Эти дружеские отношения никогда не были «заперты на замок», всегда оставались открытыми, и каждый, кто сближался с паном Станиславом, мог рассчитывать не только на него самого, но и на его бесчисленных незнакомых друзей.

Сам я ближе всего мог наблюдать пана Станислава в 1965 году в Ла Комб-де-Лансе, маленькой горной деревушке, куда Винценцы ездили на лето. Уже тогда он передвигался с трудом. Каменные ступеньки, которые вели к дому, были для него тяжелым препятствием, но он все еще рвался в горы и старался подойти, подъехать поближе и повыше. А в доме и маленьком садике с раскидистой вишней и кустом инжира каждый день бывали гости. Не было человека, чьи личные дела не становились бы делами пана Станислава, и не было гостя, которого он в какой-то момент не пытался бы заразить своими гуманистическими идеями и любовью к Греции, которому не пытался читать или хотя бы пересказывать «Илиаду» и «Одиссею», не цитировал Данте, с которым, как с Гомером, всегда общался.

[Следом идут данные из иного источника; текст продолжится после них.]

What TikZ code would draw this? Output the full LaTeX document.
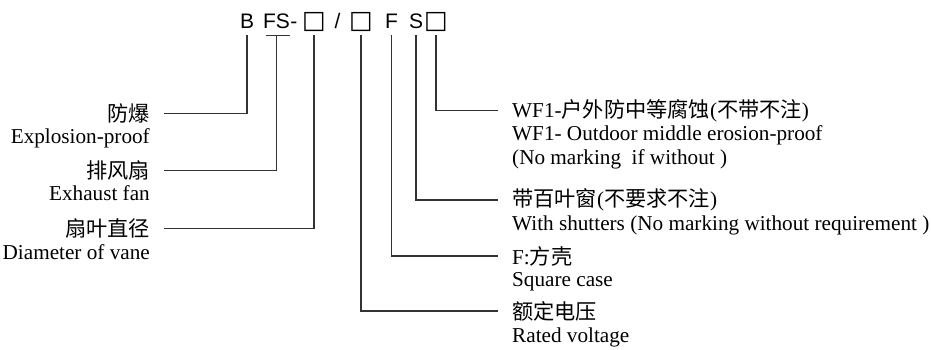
\documentclass[tikz,border=0pt]{standalone}
\usepackage{fontspec}
\setmainfont{Liberation Serif}
\setsansfont{Liberation Sans}
\newfontfamily\cjkfont{Noto Sans CJK SC}
\newfontfamily\boxfont{DejaVu Sans}
\newcommand\zh[1]{{\cjkfont #1}}
\usetikzlibrary{positioning}

\begin{document}
\begin{tikzpicture}[
  x=1pt, y=-1pt,
  codepart/.style={
    inner sep=0pt,
    text height=15pt,
    text depth=0pt,
    anchor=base,
    font=\sffamily\fontsize{21}{24}\selectfont
    },
  codebox/.style={
    codepart,
    font=\boxfont\fontsize{25}{25}\selectfont
    },
  label/.style={
    inner xsep=14pt,
    inner ysep=0pt,
    font=\fontsize{21.2}{24}\selectfont
    },
  link/.style={draw=black!80, line width=1.4pt}
]
\useasboundingbox (0,0) rectangle (931,349);

% model code
\node [codepart] (cB) at (247,28) {B};
\node [codepart] (cFS) at (276.5,28) {FS};
\node [codepart, anchor=base west] (cDash) at (cFS.base east) {-};
\node [codebox] (cD) at (314,28) {□};
\node [codepart] (cSl) at (337.5,28) {/};
\node [codebox] (cV) at (361,28) {□};
\node [codepart] (cF) at (391.5,28) {F};
\node [codepart] (cS) at (416,28) {S};
\node [codebox] (cW) at (436,28) {□};

% left labels
\node [label, anchor=base east] (fb) at (164,121.5) {\zh{防爆}};
\node [label, anchor=base east] (fbE) at ([yshift=-21.5pt]fb.base east) {Explosion-proof};
\node [label, anchor=base east] (pf) at (164,178.5) {\zh{排风扇}};
\node [label, anchor=base east] (pfE) at ([yshift=-21.5pt]pf.base east) {Exhaust fan};
\node [label, anchor=base east] (zj) at (164,236.5) {\zh{扇叶直径}};
\node [label, anchor=base east] (zjE) at ([yshift=-23pt]zj.base east) {Diameter of vane};

% right labels
\node [label, anchor=base west] (wf) at (498,117) {WF1-\zh{户外防中等腐蚀}(\zh{不带不注})};
\node [label, anchor=base west] (wfE) at ([yshift=-23.5pt]wf.base west) {WF1- Outdoor middle erosion-proof};
\node [label, anchor=base west] (wfN) at ([yshift=-23.5pt]wfE.base west) {(No marking\ \ if without )};
\node [label, anchor=base west] (bj) at (498,206.5) {\zh{带百叶窗}(\zh{不要求不注})};
\node [label, anchor=base west] (bjE) at ([yshift=-23.5pt]bj.base west) {With shutters (No marking without requirement )};
\node [label, anchor=base west] (fk) at (498,264) {F:\zh{方壳}};
\node [label, anchor=base west] (fkE) at ([yshift=-22.5pt]fk.base west) {Square case};
\node [label, anchor=base west] (ed) at (498,319) {\zh{额定电压}};
\node [label, anchor=base west] (edE) at ([yshift=-23pt]ed.base west) {Rated voltage};

% connectors
\draw [link] ([xshift=3pt,yshift=-7pt]cFS.south west) -- ([yshift=-7pt]cFS.south east);
\foreach \c/\l in {cB/fb, cFS/pf, cD/zj}
  \draw [link] ([yshift=-7pt]\c.south) |- (\l.east);
\foreach \c/\l in {cV/ed, cF/fk, cS/bj, cW/wf}
  \draw [link] ([yshift=-7pt]\c.south) |- (\l.west);

\end{tikzpicture}
\end{document}
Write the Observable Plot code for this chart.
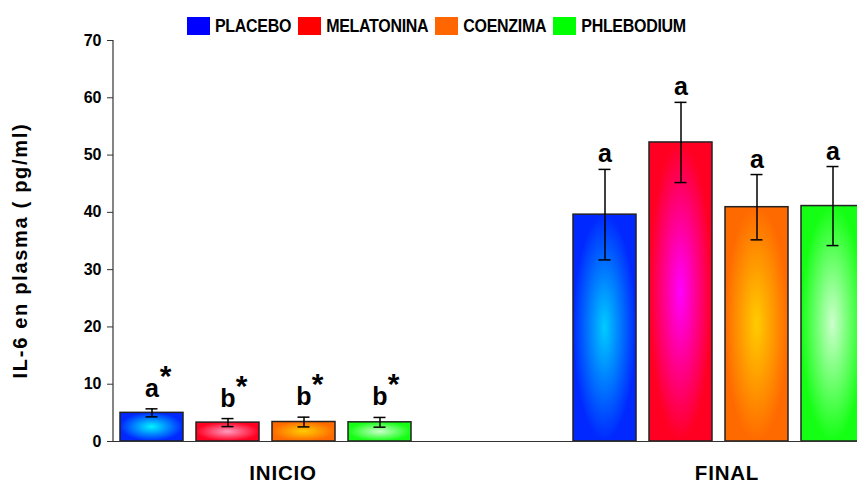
<!DOCTYPE html>
<html>
<head>
<meta charset="utf-8">
<script src="https://cdn.jsdelivr.net/npm/d3@7"></script>
<script src="https://cdn.jsdelivr.net/npm/@observablehq/plot@0.6"></script>
<style>
  html, body { margin: 0; padding: 0; background: white; overflow: hidden; width: 857px; height: 484px; }
  body { position: relative; font-family: "Liberation Sans", Arial, sans-serif; }
  #chart { position: absolute; top: 30px; left: 0; width: 871px; }
  #chart svg { max-width: none !important; }
  #legend { position: absolute; top: 17px; left: 187px; display: flex; align-items: center; z-index: 2;
            font-weight: bold; font-size: 16px; letter-spacing: -0.3px; line-height: 18px; color: #000; }
  #legend .sw { width: 23px; height: 18px; margin-right: 5px; }
  #legend .lab { margin-right: 7px; display: inline-block; transform: scaleY(1.12); }
</style>
</head>
<body>
<div id="legend"></div>
<div id="chart"></div>
<script>
// ---- data ----
const groups = ["INICIO", "FINAL"];
const treatments = ["PLACEBO", "MELATONINA", "COENZIMA", "PHLEBODIUM"];
const inicioMean = [5.0, 3.3, 3.4, 3.35];
const inicioSE = [0.7, 0.7, 0.85, 0.85];
const finalMean = [39.6, 52.2, 40.9, 41.1];
const finalSE = [7.9, 7.0, 5.7, 6.9];
const inicioLetters = ["a", "b", "b", "b"];
const finalLetters = ["a", "a", "a", "a"];
const inicioStars = ["*", "*", "*", "*"];
const finalStars = ["", "", "", ""];
const yTicks = [0, 10, 20, 30, 40, 50, 60, 70];
const yLabel = "IL-6 en plasma ( pg/ml)";

// ---- colours ----
const legendColors = ["#0000FF", "#FF0000", "#FF6600", "#00FF00"];
const edgeColors = ["#0028FF", "#FF0022", "#FF6A00", "#14FF14"];
const centerColors = {
  INICIO: ["#00F4FF", "#FF9CC0", "#FFCC00", "#CCFFCC"],
  FINAL: ["#00CCFF", "#FF00FF", "#FFCC00", "#CCFFCC"]
};

const means = {INICIO: inicioMean, FINAL: finalMean};
const ses = {INICIO: inicioSE, FINAL: finalSE};
const letters = {INICIO: inicioLetters, FINAL: finalLetters};
const stars = {INICIO: inicioStars, FINAL: finalStars};

const rows = groups.flatMap(g => treatments.map((t, i) => ({
  group: g, treatment: t, idx: i,
  mean: means[g][i], se: ses[g][i],
  lo: means[g][i] - ses[g][i], hi: means[g][i] + ses[g][i],
  letter: letters[g][i], star: stars[g][i],
  fill: `url(#grad-${g}-${i})`
})));
const rowsI = rows.filter(d => d.group === "INICIO");
const rowsF = rows.filter(d => d.group === "FINAL");

// ---- legend ----
const legend = document.getElementById("legend");
treatments.forEach((t, i) => {
  const sw = document.createElement("div");
  sw.className = "sw"; sw.style.background = legendColors[i];
  const lab = document.createElement("span");
  lab.className = "lab"; lab.textContent = t;
  legend.appendChild(sw); legend.appendChild(lab);
});

// ---- chart ----
const letterOpts = {fx: "group", x: "treatment", y: "hi", text: "letter", lineAnchor: "bottom", fontSize: 25, fontWeight: "bold"};
const starOpts = {fx: "group", x: "treatment", y: "hi", text: "star", lineAnchor: "bottom", fontSize: 30, fontWeight: "bold", dx: 13.5};

const chart = Plot.plot({
  width: 871,
  height: 454,
  marginLeft: 113,
  marginRight: 0,
  marginTop: 10,
  marginBottom: 43,
  style: {fontFamily: "'Liberation Sans', Arial, sans-serif", fontWeight: "bold", background: "white", overflow: "visible", color: "black", maxWidth: "none"},
  fx: {domain: groups, paddingInner: 0.327, paddingOuter: 0, axis: null, label: null},
  x: {domain: treatments, paddingInner: 0.171, paddingOuter: 0.092, axis: null},
  y: {domain: [0, 70], axis: null},
  color: {type: "identity"},
  marks: [
    Plot.barY(rows, {fx: "group", x: "treatment", y: "mean", fill: "fill", stroke: "#222", strokeWidth: 1.5}),
    Plot.ruleX(rows, {fx: "group", x: "treatment", y1: "lo", y2: "hi", stroke: "black", strokeWidth: 1.5}),
    Plot.tickY(rows, {fx: "group", x: "treatment", y: "hi", stroke: "black", strokeWidth: 1.5, insetLeft: 25.5, insetRight: 25.5}),
    Plot.tickY(rows, {fx: "group", x: "treatment", y: "lo", stroke: "black", strokeWidth: 1.5, insetLeft: 25.5, insetRight: 25.5}),
    Plot.ruleY([0], {stroke: "#333", strokeWidth: 1.2, insetLeft: -6, insetRight: -160}),
    Plot.text(rowsI, {...letterOpts, dy: -12}),
    Plot.text(rowsF, {...letterOpts, dy: -7}),
    Plot.text(rowsI, {...starOpts, dy: -23}),
    Plot.axisY({ticks: yTicks, tickSize: 6, tickPadding: 6, fontSize: 16, fontWeight: "bold", label: null, stroke: "#333"}),
    Plot.text([{group: "INICIO"}], {fx: "group", text: () => yLabel, frameAnchor: "left", textAnchor: "middle", lineAnchor: "middle", rotate: -90, dx: -93, dy: 9.5, fontSize: 20, fontWeight: "bold"}),
    Plot.text([{group: "INICIO"}], {fx: "group", text: "group", frameAnchor: "bottom", lineAnchor: "bottom", dx: 17, dy: 38.5, fontSize: 20.5, fontWeight: "bold"}),
    Plot.text([{group: "FINAL"}], {fx: "group", text: "group", frameAnchor: "bottom", lineAnchor: "bottom", dx: 8, dy: 38.5, fontSize: 20.5, fontWeight: "bold"})
  ]
});

const svgEl = chart.tagName.toLowerCase() === "svg" ? chart : chart.querySelector("svg");
const svg = d3.select(svgEl);
svg.style("max-width", "none");

// gradient definitions for the bars
const defs = svg.insert("defs", ":first-child");
groups.forEach(g => treatments.forEach((t, i) => {
  const rg = defs.append("radialGradient").attr("id", `grad-${g}-${i}`)
    .attr("cx", "50%").attr("cy", "50%").attr("r", "50%");
  rg.append("stop").attr("offset", "0%").attr("stop-color", centerColors[g][i]);
  rg.append("stop").attr("offset", "100%").attr("stop-color", edgeColors[i]);
}));

// letter spacing on the stretched-looking labels
svg.selectAll("text").filter(function () { return this.textContent === yLabel; }).style("letter-spacing", "1.7px");
svg.selectAll("text").filter(function () { return groups.includes(this.textContent); }).style("letter-spacing", "0.8px");

// y-axis domain line, drawn with the plot's own y scale
const ys = chart.scale("y");
svg.append("line")
  .attr("x1", 113).attr("x2", 113)
  .attr("y1", ys.apply(70)).attr("y2", ys.apply(0))
  .attr("stroke", "#333").attr("stroke-width", 1.2);

document.getElementById("chart").appendChild(chart);
</script>
</body>
</html>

И еще за пару лет до смерти Винценц признался молоденькой Элиан Тьерселен, одной из ближайших подруг семьи Винценц: «Я не помню такого, чтобы познакомился с человеком и не почувствовал, что он мог бы быть моим другом».

Отношения с Винценцом отличались еще и тем, что создавались как бы вне какой-либо иерархии, власти, сфер влияния, политической и мировой ситуации, потому что каждый, с кем Винценц общался, становился для него кем-то абсолютным, его душа — самой важной, кто мог быть менее или более важным? Разве что тот, кому он был нужнее, кто лучше умел слушать «Одиссею». За миром политики Винценц наблюдал вовсе не равнодушно, а как будто с большой высоты, потому что все в его понимании было встроено в долгие, долгие исторические процессы, потому что сегодня и завтра никогда для него не отрывались от далекого вчера. Я помню давнюю лекцию Винценца в Германии — обращенную к немцам. Мы ожидали, что он будет говорить о наших польско-немецких военных или послевоенных отношениях, о наших границах. А Винценц даже не упомянул об этом; он говорил о Пелопоннесских войнах, об уничтожении населения большей части Греции теми братоубийственными войнами, говорил с болью и жаром, как будто эта война была здесь, намедни, и, по-моему, среди слушателей не было ни одного поляка или немца, не связавшего его слова с нашей судьбой в сегодняшней Европе. Несчастен тот, кто не встретил в жизни учителя, кому кажется, что только он, только его поколение важно, кто в молодости не встретил человека, каким для моего поколения был Винценц, друг, открывавший нам «заветы прошедших жизней» и бывший нашей совестью истории.